Em termos estaduais, São Paulo lidera a lista, com 34 selecionados (29,3% do total). Vêm a seguir o Rio de Janeiro, com 16 (13,8%); Minas Gerais, 10 (8,6%); Bahia, oito (6,9%), e Pernambuco, com seis (5,2%). Os selecionados de Pernambuco são:
1. Figuras mágicas (Mundo da Mágica): Pesquisa histórico-cultural a ser transformada em espetáculo. Relaciona os bonecos de barro do Alto do Moura (Caruaru) com figuras mecânicas criadas por ilusionistas na Europeu (autômatos) nos séculos 18 e 19. Do pernambucano Rapha Santacruz com a dupla de ilusionistas Vik e Fabrini (São Paulo). / Estados impactados: Pernambuco e São Paulo
2. Jeguatá (Ana Carvalho). Fotografía / Estado e país impactados: Rio Grande do Sul/Argentina
3. Ogum Iê! (Grupo Bongar) – Gravação de CD. O Grupo é formado por músicos do Quilombo do Portão do Gelo (Olinda), ligados ao terreiro Xambá. A direção é do maestro Letieres Leite. / Estados impactados: Pernambuco e São Paulo
4. Residência Artística e Produção de Obra em Belém do Pará (Juliana Notari Nascimento). Produção visual. / Estados impactados: Pará/Pernambuco
5. São Francisco submerso – o lago de Itaparica (Luiz Pereira Lins Netto). Mapeamento e documentação dos municípios que foram inundados pela construção de hidrelétricas da Chesf no Sertão. / Estados impactados: Pernambuco/Bahia
6. Acervo Euvaldo Macedo Filho (Elson de Assis Rabelo). Resgate da produção do chamado “Fotógrafo do São Francisco”, Euvaldo Macedo Filho, nascido em Juazeiro (BA). Vai reunir 12 mil itens do artista. / Estado impactado: Pernambuco
Além destes, ainda há outro inscrito por São Paulo mas que enfoca um dos personagens que é considerado Patrimônio Vivo de Pernambuco: o Mestre Galo Preto. O projeto aprovado prevê a gravação do primeiro CD dele, com cantorias de emboladas e sambada do Sertão. Galo Preto nasceu no Quilombo Rainha Isabel (município de Bom Conselho), em 1935.

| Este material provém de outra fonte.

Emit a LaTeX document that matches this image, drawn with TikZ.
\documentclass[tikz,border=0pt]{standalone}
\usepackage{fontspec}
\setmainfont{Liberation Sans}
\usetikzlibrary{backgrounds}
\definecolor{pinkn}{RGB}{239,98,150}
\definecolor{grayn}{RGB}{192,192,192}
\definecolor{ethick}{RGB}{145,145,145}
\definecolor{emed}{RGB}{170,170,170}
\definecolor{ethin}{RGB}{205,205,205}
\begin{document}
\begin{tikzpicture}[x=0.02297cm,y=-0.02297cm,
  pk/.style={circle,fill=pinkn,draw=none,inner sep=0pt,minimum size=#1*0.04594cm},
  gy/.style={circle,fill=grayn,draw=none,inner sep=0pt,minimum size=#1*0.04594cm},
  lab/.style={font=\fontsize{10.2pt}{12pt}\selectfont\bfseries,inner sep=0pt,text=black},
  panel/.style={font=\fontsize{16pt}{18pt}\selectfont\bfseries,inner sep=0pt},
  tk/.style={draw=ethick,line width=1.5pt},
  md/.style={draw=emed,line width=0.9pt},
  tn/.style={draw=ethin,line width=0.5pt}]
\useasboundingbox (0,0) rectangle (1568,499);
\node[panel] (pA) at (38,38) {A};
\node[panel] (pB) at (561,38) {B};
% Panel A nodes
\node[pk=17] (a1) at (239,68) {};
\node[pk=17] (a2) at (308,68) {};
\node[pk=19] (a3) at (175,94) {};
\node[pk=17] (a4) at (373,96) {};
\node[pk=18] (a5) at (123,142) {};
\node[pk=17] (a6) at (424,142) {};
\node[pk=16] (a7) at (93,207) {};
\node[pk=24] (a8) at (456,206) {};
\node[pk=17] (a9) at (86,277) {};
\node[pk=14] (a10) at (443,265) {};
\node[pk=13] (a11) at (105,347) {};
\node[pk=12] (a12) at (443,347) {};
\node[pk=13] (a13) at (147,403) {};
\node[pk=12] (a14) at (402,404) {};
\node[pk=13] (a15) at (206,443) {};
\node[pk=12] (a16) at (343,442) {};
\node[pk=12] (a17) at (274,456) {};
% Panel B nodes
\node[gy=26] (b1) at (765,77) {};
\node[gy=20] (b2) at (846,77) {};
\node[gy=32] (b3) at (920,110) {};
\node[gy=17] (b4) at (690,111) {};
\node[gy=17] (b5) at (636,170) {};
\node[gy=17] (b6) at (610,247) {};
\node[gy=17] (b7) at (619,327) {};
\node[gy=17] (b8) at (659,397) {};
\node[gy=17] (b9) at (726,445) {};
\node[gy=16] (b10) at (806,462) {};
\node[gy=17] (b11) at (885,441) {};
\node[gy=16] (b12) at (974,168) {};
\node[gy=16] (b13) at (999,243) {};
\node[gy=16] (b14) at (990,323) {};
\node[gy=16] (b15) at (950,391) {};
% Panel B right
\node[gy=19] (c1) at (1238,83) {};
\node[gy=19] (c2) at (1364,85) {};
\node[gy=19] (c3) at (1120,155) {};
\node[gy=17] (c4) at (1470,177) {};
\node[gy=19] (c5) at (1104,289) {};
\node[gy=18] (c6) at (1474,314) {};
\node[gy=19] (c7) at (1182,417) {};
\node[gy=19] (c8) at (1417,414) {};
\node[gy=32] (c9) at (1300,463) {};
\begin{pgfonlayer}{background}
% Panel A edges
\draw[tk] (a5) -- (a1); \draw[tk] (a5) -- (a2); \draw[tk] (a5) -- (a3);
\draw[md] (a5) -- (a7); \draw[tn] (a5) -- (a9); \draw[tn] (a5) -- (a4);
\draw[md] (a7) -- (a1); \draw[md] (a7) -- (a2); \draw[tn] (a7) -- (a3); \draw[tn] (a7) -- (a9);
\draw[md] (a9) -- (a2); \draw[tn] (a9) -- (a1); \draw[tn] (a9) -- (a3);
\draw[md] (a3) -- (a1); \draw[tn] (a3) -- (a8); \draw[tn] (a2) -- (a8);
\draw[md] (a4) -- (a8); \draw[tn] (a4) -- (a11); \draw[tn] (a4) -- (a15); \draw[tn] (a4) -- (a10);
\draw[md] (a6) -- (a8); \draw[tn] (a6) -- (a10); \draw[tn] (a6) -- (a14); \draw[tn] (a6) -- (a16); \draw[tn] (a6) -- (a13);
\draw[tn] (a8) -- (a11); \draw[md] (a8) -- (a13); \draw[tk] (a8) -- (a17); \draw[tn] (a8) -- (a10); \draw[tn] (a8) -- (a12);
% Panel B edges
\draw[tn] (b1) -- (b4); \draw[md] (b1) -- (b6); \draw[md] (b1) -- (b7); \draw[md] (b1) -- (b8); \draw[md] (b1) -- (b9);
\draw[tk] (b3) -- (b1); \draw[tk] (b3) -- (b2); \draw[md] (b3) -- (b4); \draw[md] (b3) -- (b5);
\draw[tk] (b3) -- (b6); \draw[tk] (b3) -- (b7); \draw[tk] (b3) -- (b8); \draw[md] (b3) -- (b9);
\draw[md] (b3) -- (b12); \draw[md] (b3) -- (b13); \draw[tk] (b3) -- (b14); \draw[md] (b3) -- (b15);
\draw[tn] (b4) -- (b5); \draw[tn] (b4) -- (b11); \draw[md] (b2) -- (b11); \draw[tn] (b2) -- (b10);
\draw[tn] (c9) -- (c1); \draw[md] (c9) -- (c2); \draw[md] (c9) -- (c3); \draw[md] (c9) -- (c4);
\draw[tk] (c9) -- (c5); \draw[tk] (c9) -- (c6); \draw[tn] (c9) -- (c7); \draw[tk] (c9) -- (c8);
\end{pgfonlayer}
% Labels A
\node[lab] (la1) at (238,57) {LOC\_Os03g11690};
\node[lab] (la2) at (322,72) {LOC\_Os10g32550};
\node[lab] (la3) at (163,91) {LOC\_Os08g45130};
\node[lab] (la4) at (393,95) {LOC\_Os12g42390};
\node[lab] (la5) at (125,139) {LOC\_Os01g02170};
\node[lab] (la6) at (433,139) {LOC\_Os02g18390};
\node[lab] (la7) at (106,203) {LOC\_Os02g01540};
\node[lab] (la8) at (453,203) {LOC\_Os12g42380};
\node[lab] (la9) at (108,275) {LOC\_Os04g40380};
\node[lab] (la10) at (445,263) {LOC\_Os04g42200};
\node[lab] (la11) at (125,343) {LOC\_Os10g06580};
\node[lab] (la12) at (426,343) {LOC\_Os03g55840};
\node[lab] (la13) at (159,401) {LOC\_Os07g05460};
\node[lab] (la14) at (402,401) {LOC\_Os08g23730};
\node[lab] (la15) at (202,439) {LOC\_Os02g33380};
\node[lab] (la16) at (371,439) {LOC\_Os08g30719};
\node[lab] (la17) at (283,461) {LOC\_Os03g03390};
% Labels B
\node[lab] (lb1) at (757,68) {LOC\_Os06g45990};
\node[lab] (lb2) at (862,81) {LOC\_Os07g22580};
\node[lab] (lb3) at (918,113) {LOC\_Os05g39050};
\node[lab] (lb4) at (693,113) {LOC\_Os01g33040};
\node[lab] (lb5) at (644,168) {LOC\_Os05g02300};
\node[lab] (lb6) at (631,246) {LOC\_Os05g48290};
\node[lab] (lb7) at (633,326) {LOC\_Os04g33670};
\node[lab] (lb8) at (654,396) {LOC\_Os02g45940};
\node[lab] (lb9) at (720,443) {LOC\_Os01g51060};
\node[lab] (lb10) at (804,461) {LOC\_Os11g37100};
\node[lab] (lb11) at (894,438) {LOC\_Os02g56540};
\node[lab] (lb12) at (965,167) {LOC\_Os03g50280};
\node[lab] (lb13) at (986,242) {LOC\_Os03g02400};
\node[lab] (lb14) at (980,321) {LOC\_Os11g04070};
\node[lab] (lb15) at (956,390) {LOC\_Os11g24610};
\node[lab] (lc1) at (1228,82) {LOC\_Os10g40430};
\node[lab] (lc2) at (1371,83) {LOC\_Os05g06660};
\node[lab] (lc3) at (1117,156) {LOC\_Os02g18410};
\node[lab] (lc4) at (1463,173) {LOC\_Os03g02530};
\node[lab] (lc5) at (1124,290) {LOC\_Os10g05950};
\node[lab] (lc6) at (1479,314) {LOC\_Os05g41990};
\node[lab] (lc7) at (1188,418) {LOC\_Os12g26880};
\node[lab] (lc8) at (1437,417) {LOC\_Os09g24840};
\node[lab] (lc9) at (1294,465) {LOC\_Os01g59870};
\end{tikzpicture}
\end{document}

O Rumos é um programa do banco Itaú. Para este ano a verba total é de R$ 15,5 milhões. Houve 12.126 projetos inscritos. Apoiar um show da Claúdia Leite é fácil (digo isso sem nenhum demérito para a cantora; é só para efeito de comparação entre produtos de grande e baixo apelo mercadológico); difícil é apoiar o resgate da obra de um fotógrafo do São Francisco ou a gravação do CD de um quilombola.